La Grande Illusion, de Jean Renoir (1937)
Au cours de la Première Guerre mondiale, deux officiers français sont envoyés dans un camp allemand après que leur avion a été abattu. Ils fraternisent avec des prisonniers de nationalités et de classes sociales diverses, réunis autour du même désir de liberté. Lorsque leur évasion est prête, ils sont transférés dans un autre camp… Chez Jean Renoir, l’évasion est un désir de sortir du cadre, une façon de casser les illusions créées par la guerre. La mise en scène multiplie les moments inoubliables, d’une scène de travestissement au rôle accordé à la musique dans la fuite.
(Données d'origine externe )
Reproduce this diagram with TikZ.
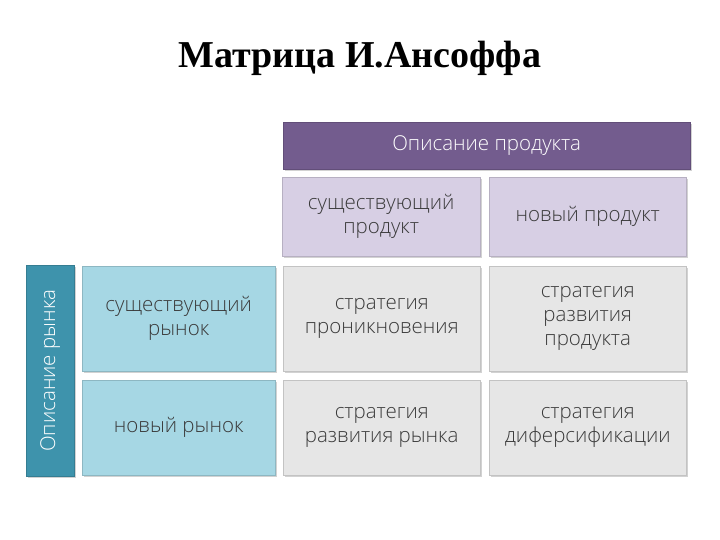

Avec son aristocrate déchu et ses héros solidaires, La Grande Illusion préfigure le réalisme théâtral de La Règle du jeu et précède de 25 ans le méconnu Caporal épinglé, l’autre film d’évasion de Jean Renoir avec lequel il résonne comme un diptyque sur la guerre et la précarité de l’idéalisme. – Victorien Daoût
Les Démons de la liberté, de Jules Dassin (1947)
Joe Collins est en prison depuis longtemps, trop longtemps. Alors il décide de s’évader de sa geôle, des travaux, du système, et du gardien chef Munsey, sadique et doucereux. Les Démons de la liberté est en fait un film noir en prison. Sombre et fataliste, tout en ombres découpées, parcouru de figures hantées par leur passé et blessées dans leur présent, se débattant sans doute en vain… Une description d’un univers carcéral doublement impitoyable, où les prisonniers entre eux comme les gardiens ne font pas de cadeau, portée par un Burt Lancaster superbe et blessé. – Ivan Leric

Un condamné à mort s’est échappé, de Robert Bresson (1956)
Adapté du récit autobiographique du résistant André Devigny, Un condamné à mort s’est échappé est un monument du cinéma d’évasion en même temps qu’un paroxysme du style de Robert Bresson. Sa radicalité est quasiment expérimentale : au cours des préparatifs de l’évasion du lieutenant Fontaine, la caméra s’attarde sur le moindre de ses mouvements, donnant lieu à une poétique gestuelle absolument sidérante. Les problèmes sont pratiques et l’enjeu est moral, l’aspiration religieuse du cinéma bressonnien n’aura jamais été si ancrée dans le sol. C’est une fascination concrète, enracinée dans la matière que le prisonnier creuse de ses mains. Quant à la dernière partie, elle nous coupe le souffle. Oui, Robert Bresson est un maître du suspense. – V. D.
Le Trou, de Jacques Becker (1960)
Gaspard, incarcéré dans la prison de la Santé, est transféré dans une cellule où les détenus ont décidé de s’évader par un tunnel. Ces derniers n’ont d’autre choix que de mettre le jeune homme au courant de leur plan. Il se joint volontiers à eux, avant d’être confronté à un dilemme que lui seul devra de résoudre. Quatre ans après Robert Bresson, au tour de Jacques Becker de pousser le genre du film d’évasion vers un sommet de tension et de forme. Sa mise en scène dépouillée fait écho à l’épure bressonnienne, mais se particularise par le portrait des personnages et la saisie des relations qui animent les prisonniers. Si la prison est le lieu de l’écart social, Becker met en perspective l’individu face au collectif avec une rare force psychologique. – V. D.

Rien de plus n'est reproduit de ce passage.